IELTS vs TOEFL: Availability
The first thing you need to check is which universities and colleges accept each test. If you really want to go to a certain university and it only accepts IELTS, then that is the test you should do. You can check which institutions accept IELTS and the band score you need. For TOEFL you should check
You should also check if there is a test center in your local area. The test is already stressful without having to do lots of travelling. You can find your local IELTS test centre.
You should also think about why you want to do the test. If it is for university entrance there is not much difference between the two tests, but if you are not attending university and just need it to move to another country, the General Training paper that IELTS offers is proabably much more suitable for your needs.
IELTS vs TOEFL: Similarities
Both test the four main language skills: reading, writing, listening and speaking. They are both standardised tests which- in theory- means that the scores are consistent throughout the world.
That is where the similarities end and there are many more differences. Below I will look at how each of the four skills are different.
This is probably the biggest difference between the two tests. In the IELTS test you will talk to a real person and in the TOEFL test you will speak to a computer!
Some people find talking to a computer very strange while others actually prefer it.
In the TOEFL test you will be asked 6 questions and it lasts around 20 minutes. You will be asked two questions on familiar topics, such as your home town or family. You will also be asked to summarise information from a text or conversation and to give your opinion. Finally, you will be asked to summarise information from a short conversation.
The IELTS speaking test consists of 3 sections and lasts around 15 minutes. This test is with a real person and feels more like a real conversation. The first part is on familiar topics such as your home, job or studies. You will then be given a topic and you will have one minute to prepare a monologue of between 1-2 minutes. Finally, you will be asked question linked to the topic you spoke about in part 2.
Another point I should add is students have remarked that they can clarify information with examiners and ask them occasionally to repeat a question. This is obviously not available in the TOEFL test.
The biggest difference here is how you actually input your words. For TOEFL you will type everything on a keyboard, but for IELTS you will be writing on paper.
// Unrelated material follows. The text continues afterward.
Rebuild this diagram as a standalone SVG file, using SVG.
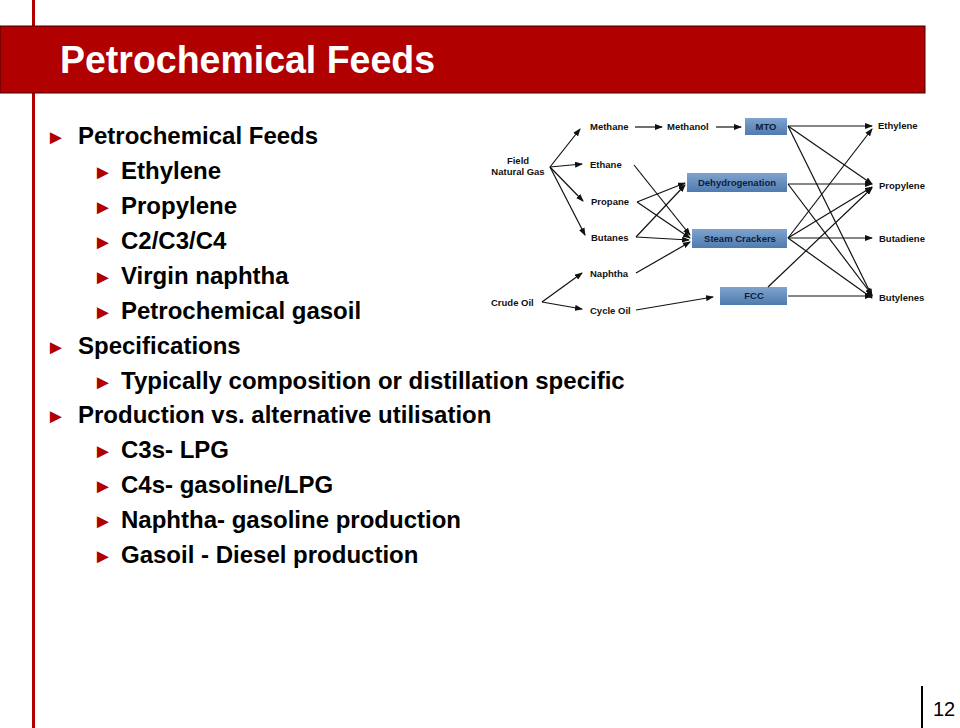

Both writing exams have two questions but the formats are a little different.
In the TOEFL writing test you have to first read a text and then listen to a 2 minute lecture on the same topic. You must then write a short response to a specific question on that topic. Some students prefer this approach because it does not require as much prior knowledge about the topic.
The second question is a longer discursive essay on a particular issue, similar to a university style academic essay.
IELTS has two different types of writing paper: Academic and General Training. Academic is suitable for people hoping to attend university and General Training is mostly used for immigration purposes.
The test has two parts and they both take 1 hour. In the Academic paper you will be required to write a short essay about a graph, chart, map or process. In the General Training paper you will be asked to write a letter for task 1. In the second part you will be asked to write a short essay on a particular topic.
The main differences here are the length of the test, context, question type and accent.
The TOEFL test is 60 minutes long and the IELTS listening test is 30 minutes. Most of my students have never listened to English for more than a few minutes at a time and find the TOEFL test very long and this results in them losing concentration and missing answers.
The TOEFL test is all in an academic context whereas the IELTS test is half academic and half social.
The TOEFL test is multiple choice only, so if you like those questions this might be the test for you. IELTS has a range of different questions including sentence completion, matching headings and True, False or Not Given.
You will also hear a range of different accents from English speaking countries such as Ireland, Wales, Scotland, the USA, Canada and Australia on the IELTS test whereas the TOEFL test will always be standard American English.
Some students have commented that it is easier to listen to American accents and this makes the TOEFL listening easier, but you should also bear in mind that you will never get a very difficult accent on the IELTS test.
The two main differences here are questions types and context.
The TOEFL test is multiple choice only and the IELTS test has a wide range of question types. If you like multiple choice then TOEFL might be the test for you but other people really don’t like them and feel that a range of question types gives them a better chance of getting a high score.
TOEFL has only academic texts available, but with IELTS you can choose either the Academic paper or the non-academic one, if you would like to do the General Training paper.
Students have remarked that the TOEFL paper is much longer than the IELTS paper and it requires greater levels of concentration and mental stamina. Many have also said that they did not like the fact that it was just multiple choice questions and they found it very difficult to do the same thing over and over again.
IELTS vs TOEFL: Which should I choose?
If you can answer yes to most of the following questions you should do the TOEFL test:
I find American accents easy to listen to.
I like multiple choice questions.
I prefer reading and listening in an academic context.
I can concentrate for long periods of time.
I prefer talking to a computer.
I am good at typing.
I can easily follow a lecture and take notes.
I am comfortable with computers.
If you can answer yes to most of the following questions you should do the IELTS test:
I like talking to people one-on-one.
I don’t like multiple choice questions.
I don’t like reading or listening to academic contexts.
I like to write by hand.
I can understand a variety of English-speaking accents.
I prefer shorter tests.
I prefer a range of questions.
I find it difficult to concentrate for long periods of time.